Re: [RFC PATCH 14/18] KVM: Add asynchronous userfaults, KVM_READ_USERFAULT

From: Nikita Kalyazin
Date: Mon Jul 29 2024 - 13:18:28 EST


On 26/07/2024 19:00, James Houghton wrote:
If it would be useful, we could absolutely have a flag to have all
faults go through the asynchronous mechanism. :) It's meant to just be
an optimization. For me, it is a necessary optimization.

Userfaultfd doesn't scale particularly well: we have to grab two locks
to work with the wait_queues. You could create several userfaultfds,
but the underlying issue is still there. KVM Userfault, if it uses a
wait_queue for the async fault mechanism, will have the same
bottleneck. Anish and I worked on making userfaults more scalable for
KVM[1], and we ended up with a scheme very similar to what we have in
this KVM Userfault series.
Yes, I see your motivation. Does this approach support async pagefaults [1]? Ie would all the guest processes on the vCPU need to stall until a fault is resolved or is there a way to let the vCPU run and only block the faulted process?

A more general question is, it looks like Userfaultfd's main purpose was to support the postcopy use case [2], yet it fails to do that efficiently for large VMs. Would it be ideologically better to try to improve Userfaultfd's performance (similar to how it was attempted in [3]) or is that something you have already looked into and reached a dead end as a part of [4]?

[1] https://lore.kernel.org/lkml/4AEFB823.4040607@xxxxxxxxxx/T/
[2] https://lwn.net/Articles/636226/
[3] https://lore.kernel.org/lkml/20230905214235.320571-1-peterx@xxxxxxxxxx/
[4] https://lore.kernel.org/linux-mm/CADrL8HVDB3u2EOhXHCrAgJNLwHkj2Lka1B_kkNb0dNwiWiAN_Q@xxxxxxxxxxxxxx/

My use case already requires using a reasonably complex API for
interacting with a separate userland process for fetching memory, and
it's really fast. I've never tried to hook userfaultfd into this other
process, but I'm quite certain that [1] + this process's interface
scale better than userfaultfd does. Perhaps userfaultfd, for
not-so-scaled-up cases, could be *slightly* faster, but I mostly care
about what happens when we scale to hundreds of vCPUs.

[1]: https://lore.kernel.org/kvm/20240215235405.368539-1-amoorthy@xxxxxxxxxx/
Do I understand it right that in your setup, when an EPT violation occurs,
- VMM shares the fault information with the other process via a userspace protocol
- the process fetches the memory, installs it (?) and notifies VMM
- VMM calls KVM run to resume execution
?
Would you be ok to share an outline of the API you mentioned?
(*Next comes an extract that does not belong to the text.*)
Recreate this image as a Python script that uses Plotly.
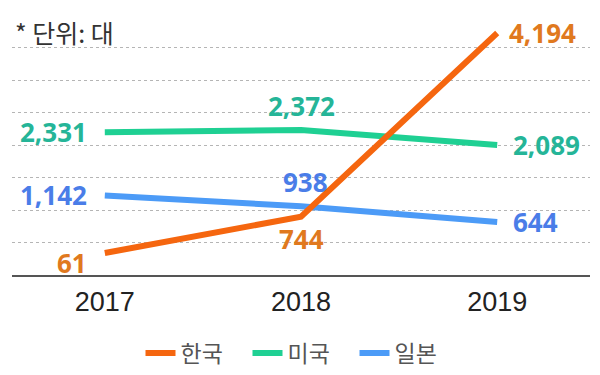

How do you envision resolving faults in userspace? Copying the page in
(provided that userspace mapping of guest_memfd is supported [3]) and
clearing the KVM_MEMORY_ATTRIBUTE_USERFAULT alone do not look
sufficient to resolve the fault because an attempt to copy the page
directly in userspace will trigger a fault on its own

This is not true for KVM Userfault, at least for right now. Userspace
accesses to guest memory will not trigger KVM Userfaults. (I know this
name is terrible -- regular old userfaultfd() userfaults will indeed
get triggered, provided you've set things up properly.)

KVM Userfault is merely meant to catch KVM's own accesses to guest
memory (including vCPU accesses). For non-guest_memfd memslots,
userspace can totally just write through the VMA it has made (KVM
Userfault *cannot*, by virtue of being completely divorced from mm,
intercept this access). For guest_memfd, userspace could write to
guest memory through a VMA if that's where guest_memfd is headed, but
perhaps it will rely on exact details of how userspace is meant to
populate guest_memfd memory.
True, it isn't the case right now. I think I fast-forwarded to a state where notifications about VMM-triggered faults to the guest_memfd are also sent asynchronously.

In case it's interesting or useful at all, we actually use
UFFDIO_CONTINUE for our live migration use case. We mmap() memory
twice -- one of them we register with userfaultfd and also give to
KVM. The other one we use to install memory -- our non-faulting view
of guest memory!
That is interesting. You're replacing UFFDIO_COPY (vma1) with a memcpy (vma2) + UFFDIO_CONTINUE (vma1), IIUC. Are both mappings created by the same process? What benefits does it bring?